Dataset excerpts:
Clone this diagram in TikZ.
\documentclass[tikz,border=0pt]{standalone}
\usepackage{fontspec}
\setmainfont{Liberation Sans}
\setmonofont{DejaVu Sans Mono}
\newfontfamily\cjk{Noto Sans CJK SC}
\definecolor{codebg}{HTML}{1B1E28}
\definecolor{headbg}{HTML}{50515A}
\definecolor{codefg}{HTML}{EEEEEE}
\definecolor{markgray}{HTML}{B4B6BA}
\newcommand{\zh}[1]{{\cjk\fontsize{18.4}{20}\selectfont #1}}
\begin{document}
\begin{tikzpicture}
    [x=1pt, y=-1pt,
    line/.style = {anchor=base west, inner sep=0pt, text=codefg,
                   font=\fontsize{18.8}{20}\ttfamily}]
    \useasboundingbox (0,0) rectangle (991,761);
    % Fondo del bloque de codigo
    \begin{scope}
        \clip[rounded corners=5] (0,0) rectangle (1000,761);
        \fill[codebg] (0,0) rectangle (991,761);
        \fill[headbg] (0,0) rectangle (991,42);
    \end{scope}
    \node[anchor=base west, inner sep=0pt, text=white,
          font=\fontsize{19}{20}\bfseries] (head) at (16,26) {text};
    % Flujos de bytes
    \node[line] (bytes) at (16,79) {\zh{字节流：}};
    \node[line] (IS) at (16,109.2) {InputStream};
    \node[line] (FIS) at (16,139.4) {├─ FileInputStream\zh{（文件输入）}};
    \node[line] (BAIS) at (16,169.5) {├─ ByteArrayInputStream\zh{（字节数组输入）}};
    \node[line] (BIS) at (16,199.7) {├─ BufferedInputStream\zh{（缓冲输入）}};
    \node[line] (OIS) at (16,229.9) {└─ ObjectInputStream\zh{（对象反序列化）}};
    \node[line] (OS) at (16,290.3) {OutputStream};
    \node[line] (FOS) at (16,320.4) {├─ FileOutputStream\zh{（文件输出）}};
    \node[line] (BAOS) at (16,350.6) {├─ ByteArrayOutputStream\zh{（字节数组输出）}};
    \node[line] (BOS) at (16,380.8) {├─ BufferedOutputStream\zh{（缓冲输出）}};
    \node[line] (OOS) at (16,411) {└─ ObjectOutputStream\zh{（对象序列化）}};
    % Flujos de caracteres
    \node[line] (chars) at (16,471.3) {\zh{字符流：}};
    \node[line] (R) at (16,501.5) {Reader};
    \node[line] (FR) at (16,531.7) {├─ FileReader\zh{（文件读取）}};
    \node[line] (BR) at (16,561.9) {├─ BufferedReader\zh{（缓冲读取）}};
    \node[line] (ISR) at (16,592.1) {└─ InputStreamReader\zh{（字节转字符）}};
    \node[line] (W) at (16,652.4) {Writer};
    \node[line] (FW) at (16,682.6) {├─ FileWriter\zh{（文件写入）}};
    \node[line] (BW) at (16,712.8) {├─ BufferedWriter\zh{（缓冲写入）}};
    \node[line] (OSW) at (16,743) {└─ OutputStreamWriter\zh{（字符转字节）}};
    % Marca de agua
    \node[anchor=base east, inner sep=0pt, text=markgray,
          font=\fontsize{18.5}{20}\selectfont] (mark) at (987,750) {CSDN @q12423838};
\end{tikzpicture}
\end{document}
...
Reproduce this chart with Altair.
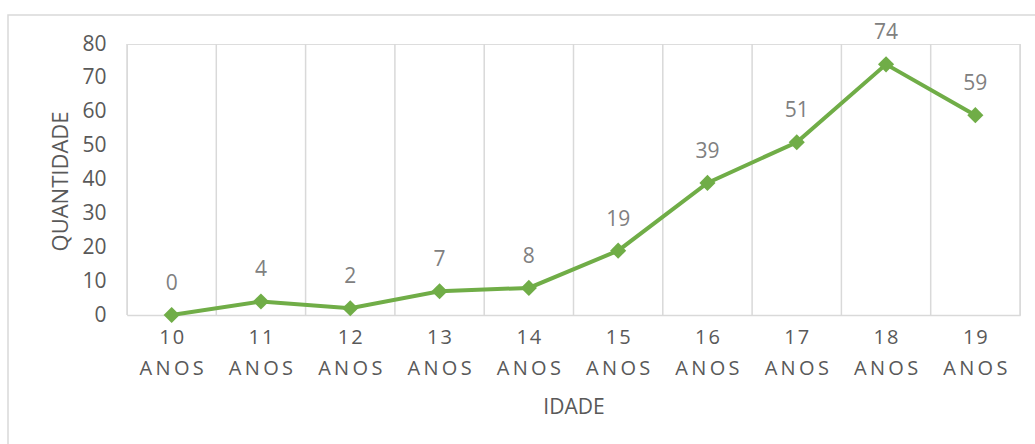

To do: Copy down every line of the entries containing the word "this".

Complete answer:
Clone this diagram in TikZ.
Reproduce this chart with Altair.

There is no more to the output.